I’d like to introduce today’s guest blogger, my son-in-law Danny McCarthy. He recently graduated from Officer Candidate School and experienced some great leadership opportunities. Of course, I did what any normal mother-in-law would do and asked him to blog about the leadership lessons he learned while there! This blog is short and to the point.Danny is not a man of many words because he leads with humility and because he’s married to my daughter who, like me, is honored to carry the burden of speaking often in our marriages. Ha! Actually Danny needs to say no more. I think you’ll agree his leadership lessons apply to every one of us no matter where we lead.
I am proud to say I am an ensign in the United States Navy. I recently graduated from Officer Candidate School (OCS) in Newport, Rhode Island. If you don’t know anything about OCS, it’s a bit different from other commissioning sources in our armed forces such as ROTC or the military academies. At OCS, future Naval Officers are trained by United States Marine Corps drill instructors. That’s right, imagine R. Lee Ernie from Full Metal Jacket, and you have a very good idea of what it’s like. We, OCS grads are proud of the phrase “Navy owned, Marine Corps trained.”

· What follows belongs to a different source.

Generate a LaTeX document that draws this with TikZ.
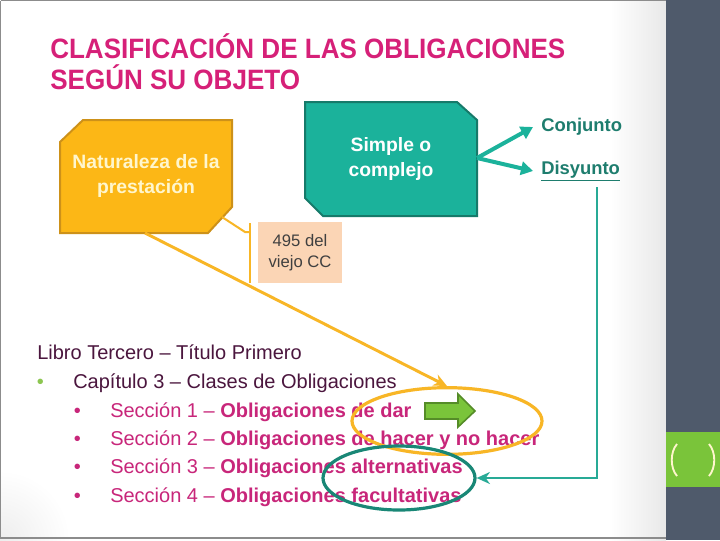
\documentclass[tikz,border=0pt]{standalone}
\usepackage{fontspec}
\setmainfont{Liberation Sans}
\usepackage{graphicx,xcolor}
\usetikzlibrary{arrows.meta,shapes.geometric}

\definecolor{titulo}{RGB}{214,32,120}
\definecolor{seccion}{RGB}{200,38,122}
\definecolor{oscuro}{RGB}{75,22,62}
\definecolor{ambar}{RGB}{252,183,22}
\definecolor{ambarborde}{RGB}{205,145,25}
\definecolor{crema}{RGB}{255,246,205}
\definecolor{verdeazul}{RGB}{27,178,155}
\definecolor{verdeazulborde}{RGB}{22,122,106}
\definecolor{verdeazultexto}{RGB}{30,125,110}
\definecolor{linea}{RGB}{40,170,150}
\definecolor{circulo}{RGB}{25,135,118}
\definecolor{amarillo}{RGB}{248,182,38}
\definecolor{durazno}{RGB}{251,213,181}
\definecolor{panel}{RGB}{79,90,107}
\definecolor{lima}{RGB}{122,196,58}
\definecolor{limaborde}{RGB}{85,140,40}
\definecolor{puntoverde}{RGB}{140,198,80}

\begin{document}
\begin{tikzpicture}[x=0.75pt,y=0.75pt,yscale=-1,xscale=1,
  lista/.style={anchor=base west, inner sep=0pt, font=\fontsize{15}{18}\selectfont},
  caja/.style={line width=1.5pt, line join=miter},
  cajatexto/.style={align=center, inner sep=0pt, font=\fontsize{14.5}{18.75}\selectfont\bfseries},
  opcion/.style={anchor=west, inner sep=6pt, text=verdeazultexto, font=\fontsize{13.8}{16}\selectfont\bfseries},
  flechaverde/.style={draw=verdeazul, line width=3pt, -{Triangle[length=9pt,width=10pt]}},
  ovalo/.style={ellipse, inner sep=0pt, line width=2.4pt}
]
\useasboundingbox (0,0) rectangle (720,540);

% fondo
\fill[white] (0,0) rectangle (666,540);
\shade[left color=white, right color=black!9] (610,0) rectangle (666,540);
\shade[inner color=black!7, outer color=white] (0,540) circle (70);
\fill[white] (70,430) rectangle (610,540);
\draw[black!45, line width=0.9pt] (0.5,0.5) -- (666,0.5);
\draw[black!45, line width=0.9pt] (0.5,0.5) -- (0.5,538) -- (666,538);
\fill[panel] (666,0) rectangle (720,540);
\fill[lima] (666,432) rectangle (720,487);
\draw[crema, line width=1.4pt] (677,444) .. controls (670,452) and (670,468) .. (677,476);
\draw[crema, line width=1.4pt] (709,444) .. controls (716,452) and (716,468) .. (709,476);

% titulo
\node[anchor=base west, inner sep=0pt, text=titulo, font=\fontsize{21}{25}\selectfont\bfseries] (titulo1) at (50,58) {\scalebox{0.93}[1]{CLASIFICACIÓN DE LAS OBLIGACIONES}};
\node[anchor=base west, inner sep=0pt, text=titulo, font=\fontsize{21}{25}\selectfont\bfseries] (titulo2) at (50,89) {\scalebox{0.93}[1]{SEGÚN SU OBJETO}};

% cajas
\draw[caja, fill=ambar, draw=ambarborde] (60,142) -- (83,120) -- (232,120) -- (232,207) -- (208,233) -- (60,233) -- cycle;
\node[cajatexto, text=crema] (naturaleza) at (146,176) {Naturaleza de la\\prestación};

\draw[caja, fill=verdeazul, draw=verdeazulborde] (305,102) -- (457,102) -- (477,120) -- (477,216) -- (323,216) -- (305,198) -- cycle;
\node[cajatexto, text=white] (simple) at (391,159) {Simple o\\complejo};

\node[fill=durazno, minimum width=63pt, minimum height=45.75pt, align=center, inner sep=0pt, text=black!75, font=\fontsize{12.5}{15.75}\selectfont] (nota) at (300,252.5) {495 del\\viejo CC};

\coordinate (nat-esquina) at (222,217);
\coordinate (nat-abajo) at (145,233);
\coordinate (simple-e) at (477,158);
\coordinate (llave-arriba) at (250,223);
\coordinate (llave-abajo) at (250,283);
\coordinate (llave-medio) at (250,232);

\node[opcion] (conjunto) at (533,127) {Conjunto};
\node[opcion] (disyunto) at (533,171) {\underline{Disyunto}};
\coordinate (disyunto-baja) at (597,187);

% lista
\node[lista, text=oscuro] (libro) at (37,359) {Libro Tercero – Título Primero};
\node[lista, text=puntoverde] (punto0) at (36.5,388) {•};
\node[lista, text=oscuro] (capitulo) at (73,388) {Capítulo 3 – Clases de Obligaciones};
\node[lista, text=seccion] (punto1) at (73.5,417) {•};
\node[lista, text=seccion] (seccion1) at (110,417) {Sección 1 – \textbf{Obligaciones de dar}};
\node[lista, text=seccion] (punto2) at (73.5,445) {•};
\node[lista, text=seccion] (seccion2) at (110,445) {Sección 2 – \textbf{Obligaciones de hacer y no hacer}};
\node[lista, text=seccion] (punto3) at (73.5,473) {•};
\node[lista, text=seccion] (seccion3) at (110,473) {Sección 3 – \textbf{Obligaciones alternativas}};
\node[lista, text=seccion] (punto4) at (73.5,502) {•};
\node[lista, text=seccion] (seccion4) at (110,502) {Sección 4 – \textbf{Obligaciones facultativas}};

% ovalos
\node[ovalo, draw=amarillo, minimum width=142.5pt, minimum height=50pt] (ovalo-dar) at (447,421) {};
\node[ovalo, draw=circulo, minimum width=114pt, minimum height=48pt] (ovalo-alt) at (399,478) {};

% flecha gruesa
\draw[fill=lima, draw=limaborde, line width=1.2pt] (425,403) -- (458,403) -- (458,394) -- (475,411) -- (458,427) -- (458,419) -- (425,419) -- cycle;

% conectores
\draw[flechaverde] (simple-e) -- (conjunto.west);
\draw[flechaverde] (simple-e) -- (disyunto.west);
\draw[draw=linea, line width=2.2pt, -{Stealth[length=10pt,width=9pt]}] (disyunto-baja) |- (ovalo-alt.east);
\draw[draw=amarillo, line width=2.2pt, -{Stealth[length=10pt,width=9pt]}] (nat-abajo) -- (ovalo-dar.north);
\draw[draw=amarillo, line width=1.5pt] (nat-esquina) -- (245,232) -- (llave-medio);
\draw[draw=amarillo, line width=1.5pt] (llave-arriba) -- (llave-abajo);

\end{tikzpicture}
\end{document}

When I first arrived at OCS I did not want to be in any sort of a leadership position for my company or my Class (to be clear there were two companies, Echo and Foxtrot, which made up Class 05-14). It was selfish of me, but my goal was to graduate and move on with my naval career. My “sense of duty” led me to volunteer as Vice President of Echo Company. The role of vice president was a fairly easy job of assisting the president and staying organized. The really hard job was president! But, with my luck, the president was fired after a week, which then made me president.
I took the job knowing that all of those under my command were my equals. After we all graduate from OCS, we would all be ensigns. I learned to lead with humility. Know that you are no better than the men and women underneath you. They will look up to you, so lead with confidence and with their needs in mind. By leading in this manner, you will earn respect, and your people will follow. Lead from the front; always lead from the front.
Semper Fortis and Hoorah Navy
ENS Dan McCarthy
When I asked Danny to explain what lead from the front meant he said, “Leading from the front means going in first. Don’t order your people to do anything you wouldn’t do. When you charge into battle you are in front of all your sailors.” Wow! Impressive! Thank you Danny!